Originally published Sunday, August 28, 2011 at 5:19 PM

Diversity lacking in Washington state government, analysis finds

Washington Gov. Chris Gregoire's staffing selections have prolonged a trend that runs contrary to her vow to make diversity one of the chief initiatives of her administration.

The Associated Press


OLYMPIA — Gov. Chris Gregoire has spent part of this summer reshuffling her leadership team, adding two new people to her inner circle, elevating another to chief of staff and naming a new Cabinet secretary.

All of them are white.

Gregoire's staffing selections have prolonged a trend that runs contrary to her vow to make diversity one of the chief initiatives of her administration. Racial and ethnic minorities now account for more than one-quarter of Washington state residents, but Gregoire's entire senior staff is white and her Cabinet of 26 has only two people of another race.

It's a gap that extends to rank-and-file workers. Just 18 percent of state employees as a whole are minorities, according to an AP analysis of state personnel records, and there's even less diversity among managers — only 16 percent of them are nonwhite.

The numbers are not getting any better: The percentage of minority hires has fallen from 18 percent in 2007 to just under 16 percent this past year.

Gregoire spokesman Scott Whiteaker said the governor understands the importance of diversity and has placed an emphasis on minority recruitment and retention.

"It's a challenge we don't shy away from and strive to continue to improve," Whiteaker said.

Supporters of diversity in state government believe an expanded minority presence would help officials better understand and work with the people they serve. Some pointed to a lack of diversity in social services that provide aid to a large segment of minority residents.

Gregoire herself has long touted the benefits of diversity.

"Because diversity is as important in the workplace as it is in the community, the Governor has selected a diverse staff within her office," Gregoire's website says.

But, in fact, less than 16 percent of workers at the governor's office are minorities.

This summer, Gregoire hired Carol Albert as her director of external affairs and Fred Olson as her deputy chief of staff. She moved Marty Loesch to chief of staff. She also named Bernie Warner as her secretary of corrections. The former workers in each position were also white.

The only two ethnic minorities in Gregoire's circle are Eva Santos, who runs the Department of Personnel, and John Batiste, who leads the State Patrol.

By comparison, seven of Gov. Gary Locke's 27 Cabinet secretaries were minorities in 2004.

Other agencies led by elected officials now show a broad range of diversity levels, with the attorney general's office that Gregoire once led having 11 percent minority staff. The Office of the Insurance Commissioner shows minority representation of 24 percent.

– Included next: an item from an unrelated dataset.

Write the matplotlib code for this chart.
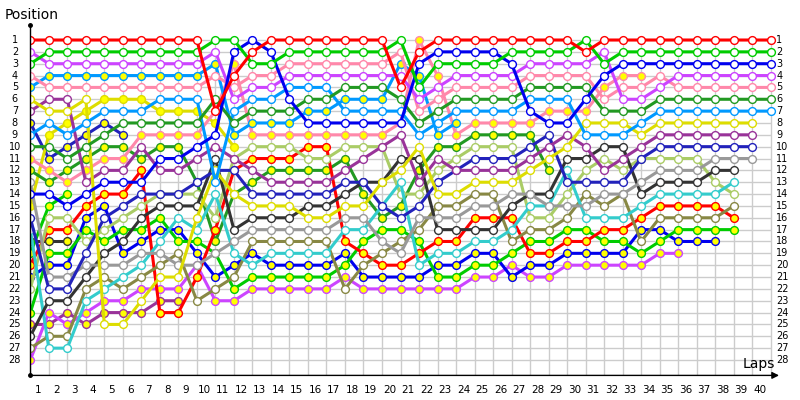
import numpy as np
import matplotlib
matplotlib.use("Agg")
import matplotlib.pyplot as plt

nan = np.nan

# positions per lap (index 0 = start grid)
red_w = [1, 1, 1, 1, 1, 1, 1, 1, 1, 1, 7, 4, 2, 1, 1, 1, 1, 1, 1, 1,
         5, 2, 1, 1, 1, 1, 1, 1, 1, 1, 2, 1, 1, 1, 1, 1, 1, 1, 1, 1, 1]
green_w = [3, 2, 2, 2, 2, 2, 2, 2, 2, 2, 1, 1, 3, 3, 2, 2, 2, 2, 2, 2,
           1, 5, 3, 3, 3, 3, 2, 2, 2, 2, 1, 3, 2, 2, 2, 2, 2, 2, 2, 2, 2]
blue_w = [14, 14, 15, 14, 13, 13, 13, 11, 11, 10, 9, 2, 1, 2, 6, 8, 8, 8, 8, 8,
          8, 3, 2, 2, 2, 2, 3, 7, 8, 8, 6, 4, 3, 3, 3, 3, 3, 3, 3, 3, 3]
violet_w = [2, 3, 3, 3, 3, 3, 3, 3, 3, 3, 2, 6, 5, 5, 4, 4, 4, 4, 4, 4,
            4, 6, 5, 4, 4, 4, 4, 3, 3, 3, 3, 2, 6, 6, 5, 4, 4, 4, 4, 4, 4]
pink_w = [4, 5, 5, 5, 5, 5, 5, 5, 5, 5, 4, 5, 4, 4, 3, 3, 3, 3, 3, 3,
          2, 7, 6, 5, 5, 5, 5, 4, 4, 4, 4, 6, 5, 5, 4, 5, 5, 5, 5, 5, 5]
dgreen_w = [10, 10, 11, 10, 9, 8, 8, 8, 8, 8, 6, 8, 7, 7, 7, 6, 6, 5, 5, 5,
            6, 8, 7, 6, 6, 6, 6, 5, 5, 5, 5, 7, 7, 7, 6, 6, 6, 6, 6, 6, 6]
lblue_w = [9, 8, 9, 8, 7, 7, 7, 6, 6, 6, 13, 7, 6, 6, 5, 5, 5, 7, 7, 7,
           7, 9, 8, 7, 7, 7, 7, 6, 6, 6, 9, 9, 9, 8, 7, 7, 7, 7, 7, 7, 7]
yellow_w = [6, 7, 7, 6, 25, 25, 23, 21, 21, 16, 12, 14, 15, 15, 15, 16, 16, 15, 15, 13,
            12, 10, 14, 14, 13, 13, 13, 12, 11, 10, 8, 8, 8, 9, 8, 8, 8, 8, 8, 8]
dpurple_w = [7, 6, 6, 13, 12, 12, 10, 12, 12, 11, 10, 11, 12, 13, 13, 13, 13, 12, 11, 10,
             9, 13, 11, 12, 12, 12, 12, 11, 10, 9, 10, 12, 11, 10, 9, 9, 9, 9, 9, 9]
navy_w = [16, 22, 22, 19, 16, 15, 14, 14, 14, 13, 12, 12, 14, 14, 14, 14, 14, 13, 13, 15,
          16, 15, 13, 12, 11, 11, 11, 10, 9, 13, 13, 13, 13, 11, 10, 10, 10, 10, 10, 10]
gray_w = [13, 21, 21, 20, 20, 20, 19, 19, 20, 20, 19, 18, 17, 17, 17, 17, 17, 16, 16, 18,
          19, 16, 16, 16, 15, 15, 14, 14, 15, 15, 15, 14, 14, 13, 12, 12, 12, 11, 11, 11]
black_w = [26, 23, 23, 21, 19, 18, 16, 15, 15, 15, 11, 17, 16, 16, 16, 15, 15, 14, 13, 13,
           11, 11, 17, 17, 17, 17, 15, 14, 14, 11, 11, 10, 10, 14, 13, 13, 13, 12, 12]
cyan_w = [17, 27, 27, 23, 22, 21, 20, 18, 16, 17, 14, 19, 20, 19, 19, 19, 19, 17, 17, 15,
          13, 20, 19, 19, 18, 18, 17, 15, 15, 12, 16, 16, 16, 15, 14, 14, 14, 14, 13]
lgreen_w = [22, 16, 16, 18, 17, 16, 15, 14, 14, 14, 16, 11, 10, 10, 10, 11, 11, 10, 10, 10,
            14, 14, 12, 11, 10, 10, 10, 16, 16, 14, 12, 11, 12, 11, 11, 11, 11, 13, 14]
olive_w = [27, 26, 26, 22, 21, 22, 21, 20, 19, 23, 22, 21, 18, 18, 18, 18, 18, 22, 20, 19,
           18, 17, 15, 15, 14, 14, 18, 17, 17, 16, 14, 15, 14, 18, 16, 16, 16, 16, 15]
red_y = [20, 17, 17, 15, 14, 14, 12, 24, 24, 21, 17, 12, 11, 11, 11, 10, 10, 18, 19, 20,
         20, 19, 18, 18, 16, 16, 16, 19, 19, 18, 18, 17, 17, 16, 15, 15, 15, 15, 16]
green_y = [24, 19, 19, 17, 18, 17, 17, 16, 18, 18, 19, 22, 21, 21, 21, 21, 21, 20, 18, 17,
           17, 18, 21, 21, 20, 20, 19, 18, 18, 17, 17, 18, 18, 19, 18, 17, 17, 17, 17]
blue_y = [21, 20, 20, 16, 15, 19, 18, 17, 17, 19, 21, 20, 19, 20, 20, 20, 20, 19, 21, 21,
          21, 21, 20, 20, 19, 19, 21, 20, 20, 19, 19, 19, 19, 17, 17, 18, 18, 18]
violet_y = [28, 24, 25, 24, 23, 23, 22, 22, 22, 20, 23, 23, 22, 22, 22, 22, 22, 21, 22, 22,
            22, 22, 22, 22, 21, 21, 20, 21, 21, 20, 20, 20, 20, 20, 19, 19]
lblue_y = [5, 4, 4, 4, 4, 4, 4, 4, 4, 4, 3, 9, 8, 8, 8, 7, 7, 6, 6, 6,
           3, 4, 9, 8]
pink_y = [11, 12, 13, 12, 11, 11, 9, 9, 9, 9, 7, 3, 9, 9, 9, 9, 9, 9, 9, 9,
          8, 1, 4, 9, 8, 8, 8, 8, 7, 7, 7, 5, 4, 4]
dgreen_y = [12, 13, 12, 11, 10, 10, 11, 10, 10, 13, 18, 14, 13, 12, 12, 12, 12, 11, 14, 16,
            15, 12, 10, 10, 9, 9, 9, 9, 12]
yellow_y = [15, 9, 8, 7, 6, 6, 6, 7, 7, 7, 8, 10]
dpurple_y = [25, 25, 24, 25, 24, 24, 24, 23, 23]
navy_y = [8, 11, 10, 9, 8, 9]
green_y2 = [19, 15, 14]
black_y = [18, 18, 18]

RED, GREEN, BLUE, VIOLET = '#ff0000', '#00cc00', '#0000ee', '#cc44ff'
PINK, DGREEN, LBLUE, YELLOW = '#ff88aa', '#229922', '#0099ff', '#dddd00'
DPURPLE, NAVY, GRAY, BLACK = '#993399', '#2222bb', '#999999', '#333333'
CYAN, LGREEN, OLIVE = '#33cccc', '#aacc66', '#888844'
W, Y = 'white', '#ffff00'

# drawn back to front: lower finishers first
drivers = [
    (black_y, BLACK, Y), (green_y2, GREEN, Y), (navy_y, NAVY, Y),
    (dpurple_y, DPURPLE, Y), (yellow_y, YELLOW, Y), (dgreen_y, DGREEN, Y),
    (pink_y, PINK, Y), (lblue_y, LBLUE, Y),
    (violet_y, VIOLET, Y), (blue_y, BLUE, Y), (green_y, GREEN, Y),
    (red_y, RED, Y), (olive_w, OLIVE, W), (lgreen_w, LGREEN, W),
    (cyan_w, CYAN, W), (black_w, BLACK, W), (gray_w, GRAY, W),
    (navy_w, NAVY, W), (dpurple_w, DPURPLE, W), (yellow_w, YELLOW, W),
    (lblue_w, LBLUE, W), (dgreen_w, DGREEN, W), (pink_w, PINK, W),
    (violet_w, VIOLET, W), (blue_w, BLUE, W), (green_w, GREEN, W),
    (red_w, RED, W),
]

n_laps = 40
n_pos = 28

fig = plt.figure(figsize=(8, 4), dpi=100)
ax = fig.add_axes([30.3 / 800, 1 - 375.4 / 400, 41 * 18.51 / 800, (375.4 - 24.6) / 400])
ax.set_xlim(0, 41)
ax.set_ylim(29.3, -0.3)
ax.axis('off')

# grid
ax.hlines(range(1, n_pos + 1), 0, n_laps, color='#cccccc', lw=1, zorder=0)
ax.vlines(range(0, n_laps + 1), 1, 29.3, color='#cccccc', lw=1, zorder=0)

for i, (pos, color, face) in enumerate(drivers):
    laps = np.arange(len(pos))
    ax.plot(laps, pos, color=color, lw=2.2, marker='o', markersize=5.6,
            markerfacecolor=face, markeredgecolor=color, markeredgewidth=1,
            zorder=2 + i, solid_joinstyle='round')

# axes lines
ax.plot([0, 0], [-0.3, 29.3], color='black', lw=1, zorder=50, clip_on=False)
ax.plot([0, 0], [-0.3, 29.3], 'o', color='black', markersize=2.5, zorder=51, clip_on=False)
ax.annotate('', xy=(40.45, 29.3), xytext=(0, 29.3),
            arrowprops=dict(arrowstyle='-|>', color='black', lw=1,
                            mutation_scale=10, shrinkA=0, shrinkB=0),
            annotation_clip=False, zorder=50)

# tick labels
for p in range(1, n_pos + 1):
    ax.text(-0.83, p, str(p), ha='center', va='center', fontsize=7, clip_on=False)
    ax.text(40.3, p, str(p), ha='left', va='center', fontsize=7, clip_on=False)
for k in range(1, n_laps + 1):
    ax.text(k - 0.6, 30.5, str(k), ha='center', va='center', fontsize=7.5, clip_on=False)

fig.text(5 / 800, 1 - 15 / 400, 'Position', fontsize=10, va='center', ha='left')
fig.text(743 / 800, 1 - 364 / 400, 'Laps', fontsize=10, va='center', ha='left')

fig.savefig('out.png', dpi=100)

Lillian Ortiz-Self, who chairs the state's Commission on Hispanic Affairs, said Gregoire has been supportive of diversity efforts, but her words need to be backed up by actions.

"It takes a lot more work than just believing in it," Ortiz-Self said.

Ortiz-Self thinks the state needs to closely examine its policies and procedures in hiring, such as whether recruiting efforts are drawing in minorities and whether those who interview candidates have appropriate diversity training. She also said the issue needs leadership.

"It needs to be modeled from the top down," Ortiz-Self said.

Gregoire's decision to try to consolidate a group of minority commissions into a single Commission on Civil Rights also irked members, Ortiz-Self said. The state also halted an annual Diversity Fair celebration in 2010 and instead held it online.

Oscar Eason Jr., who leads the NAACP in Northwest states, said he's been particularly concerned about the lack of minorities in agency leadership roles. He partially blamed the state's financial situation for taking priority over efforts to diversify departments, and he partially blamed Gregoire. He also partially blamed the advocacy groups who watch such trends.

"We could have pushed for more on our end, and I think the governor's staff would have reacted more sensitively to that kind of effort," Eason said.